EXTERIOR: the former railway station is a single-storey building with a pitched roof; corrugated iron to the sides and front overhang the canted frontage. To either side, stone walls with coping stones and a central doorway are connected to the railway station with brick. No. 1 is a two-storey, two-bay building with a coped gable to the side (east) and principal (north) elevation. It has ashlar quoins and dressings, plain bands at intervals and a moulded plat and cill band which continue around the cast iron downpipe which has decorative brackets. The ground floor has a framed door with diagonal planks, and a transom light, and to the right a pair of sash windows divided by a hollow moulded transom. All are beneath hollow-moulded, four-centred arch heads with spandrels. At first floor, the window openings have square heads, and the oriel window to the right has a stone tile roof. Above the oriel window is a square recess with a stone shield carved with the royal monogram VR. There is a first-floor sash window to the east elevation, and a tall lateral stone stack, with a pair of octagonal shafts, to the west elevation. The rear elevation is blind.

No. 2 is a three-bay, two-storey building with a shallow hipped roof; the bay to the left is an early C20 addition, and is rendered. At ground floor there are two pairs of four-light sash windows, and a single sash window to the right (also at first floor), each with a heavy stone cill. The windows to the right are set within moulded stone window surrounds. Both doorways have four-panelled doors; that to the left is beneath a transom light, that to the right has a moulded stone canopy with console brackets. The first floor has a pair of timber bay windows, 1:3:1, supported on wooden brackets. Attached to the rear elevation is an outbuilding.

INTERIOR: the interiors have been modernised. No. 1 and No. 2 retain their mid-to late C19 staircase and fire surrounds. There are Art Nouveau, cast-iron fireplaces within the extension to No. 2. The outbuilding to the rear of No. 2 has a late C19 toilet.


The area around Portland Harbour has historically been recognised as an important military strategic location. The advent of a steam-driven naval fleet in the early to mid-C19 necessitated the storage of large quantities of coal, not only at the dockyards, but also at strategic locations determined by the likelihood of enemy attack and the limited range of the steamship when using its engines alone. Portland, conveniently situated equidistant between Portsmouth and Plymouth and facing the French naval dockyard at Cherbourg, was established as the first naval anchorage specifically designed for the navy’s fleet of steam-driven warships, and the necessary breakwaters and coaling facilities were an integral part of the scheme. Suggestions for fortifying the anchorage here were first put forward in 1835. An 1844 survey map of Portland, by surveyor John Taperell, shows the proposed breakwater structures of the scheme designed by the Admiralty’s Chief Engineer, James Meadow Rendel.
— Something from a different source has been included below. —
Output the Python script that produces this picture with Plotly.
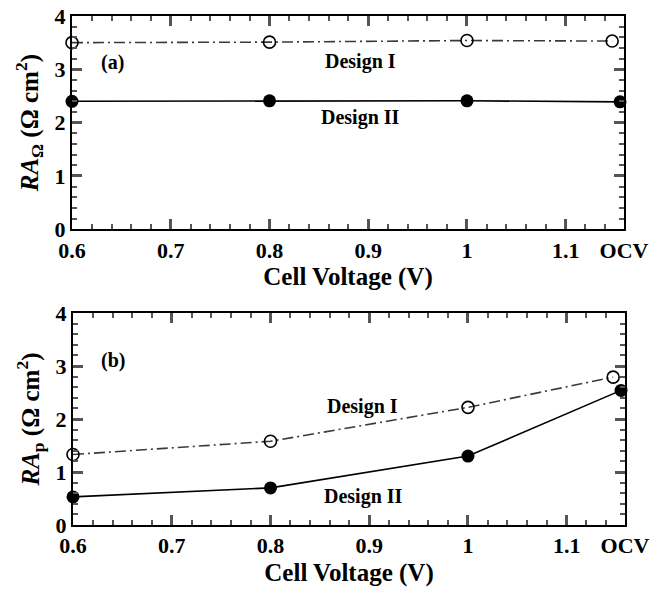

Preliminary works for the breakwaters began in 1847 with the formal construction of the inner breakwater being marked by a ceremony in which HRH Prince Albert laid the foundation stone on 25 July 1849.

1 Castletown appears to have been built in the mid-to late C19 to serve the naval base at Portland. It is labelled as a customs house on the first edition (1891) and second edition (1903) Ordnance Survey map, becoming a police station in the early C20 when a new customs house was built to the west, on the opposite side of the road. The late C19 single-storey stone wall to the east concealed a small yard containing a wash house and a coal house. This has been roofed over.

Reasons for Listing

1 Castletown is listed at Grade II for the following principal reasons:

Architectural interest:

* For its accomplished, formal composition in the Gothic style, and the quality of its decorative detailing;
* Good survival of plan form and original fixtures and fittings.

Historic interest:

* For its role first as a customs house, and then as a police station, in the administration and security of the nationally important naval base at Portland;
* The carved royal monogram to the gable emphasises the port’s relationship with Queen Victoria and Prince Albert, and their support of the scheme to create a harbour of refuge.

Group value:

* As part of a largely complete naval base of considerable importance, specifically designed as the first safe anchorage for the replenishment of the navy’s fleet of steam-driven warships.